We were all together, my Mom and Dad, my Sister and her husband. The house was hauntingly empty. That's not a surprise. It was supposed to be empty. It had to be. Yet it was still so jarring. We stood in our eating kitchen, all looking up at the wall at a place that stood a picture of teh Sacred Heart for 32 years, and prayed. My mom led the prayer, and in the middle she started tearing up. We all did. My sister notably cried out "I don't want to leave" after. I hugged my Mom and Dad with more vigor than in yaers probably, and then did the same with my sister. Telling each other we would be back.
I was back four days later. Granted, it was just to the backyard, to pick up some remaining pots and tools and stuff left behind. The new owners were travelling (and aware that we were coming back). But it already felt a bit different. There's solace in knowing that after this six month period where the new house is being built, we will again be either a 4-minute drive or 22-min walk away. But it will be that distance away from something that is very much not ours anymore.
Going back to that last moment of tearing up in prayer, I truly am surprised that this was the only time in the entire process where I cried. It helps taht the strain of the moving process only heightened the reasons why I felt it was the right time (my parents would not have been in position to physically do as much of the move in five years). But also that this was done in stages. There was the rush from March through Mid May (when the open house was) where we had to pick a whole lot of stuff, rifle through boxes stretching across decades tucked away in corners of the basement, and get the house ready for the open house - including taking a whole lot of furniture away. From May 15, it wasn't truly our home.
The second stage was my favorite which was basically Memorial Day through July 4th, where the house was sold in this process. There were insepctions and some drama around that, but we didn't do much packing - instead just enjoyed the house every weekend. It was glorious. Of course, from me coming back from India two days early to squeeze one additional weekend at home, I was definitely counting them down. When we got past July 4th, there were two more weekends left, adn way too much to do to wallow in pain and sadness.
I wrote in "The Basement" post that I would feel a wave of emotions coming up the stairs the final time. That would be July 19th (or July 20th morning). And yeah, it was definitely a "moment" - but I wasn't sad. I was happy, I was content with a life and three decades in that basement, and more than that getting more use out of it these past five years than I would've expected. Same with the last night spent in my bedroom (July 21st). It wasn't until that collective moment that this was it that it really did hit. We had some incredible memories, incredible times, incredible laughs, joys, celebrations in that house.
My Mom often compared our move as being a positive event compared to when she and her siblings couldn't get their mother to move out of their childhood Mangalore home (a home I've written about a few times). That at least we were moving at a time when the memories would largely be all positive, instead of their house turning into a bit of disrepair. My sister and I didn't really agree with this line of thinking, mainly because even at 32 years of age, our house is far more stable and livable than Lighthouse Hill was. But all the same, I understood it. My Mom and her siblings regretted not moving out earlier. We shouldn't regret moving out at the perfect time.

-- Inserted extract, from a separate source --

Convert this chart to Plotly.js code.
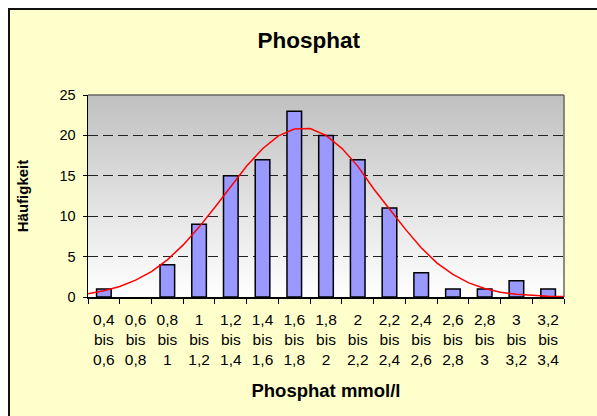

There's also the prospect of helping to design up the new house - something we started already in its design process (helping pick out flooring and finishes) and continued with nearly twice-weekly trips over to the house in various fornms of construction, from when it was dirt with concrete outlines, to a slab, to a real structure now with some pipe-work. I went there with my parents on July 24th - the next time any of us will see it is likely if I make a trip around September 7th or so. God knows what progress may have taken place in that six week interim. I'm already excited by it. But then, I also need to wrestle with teh question of if I do take a trip to visit the new house, do I take the quick detour to see the old one.
By then, the new owners will have likely moved in (though they do have some repairs to do, namely new flooring). Who knows what state my Mom's garden will be. Who knows what cars will be on teh driveway. It won't be the same, that much is for sure. It may be better if my last memory is walking out the front door of that empty house.
In a way, that brings me full circle, as one of my first memories is that. One of my first memories I can conceive of is myself and my sister just giggling and tumbling over and over again on the carpet of a blank room - so excited to be in this big palace that was ours. Now, in my memory it was a completely empty house, but more than likely it was just far more sparsely furnished, as it is unlikely that this took place in the fall of 1993. More likely it was a couple years later, but it is such a pure memory. Giggling and laughing at an empty house we moved into, proceeding for all of us to poor 30-32 years of memories into it, so much so that we were all crying and tearing up as we moved out. There's probably no better way for the first memory and last memory to exist.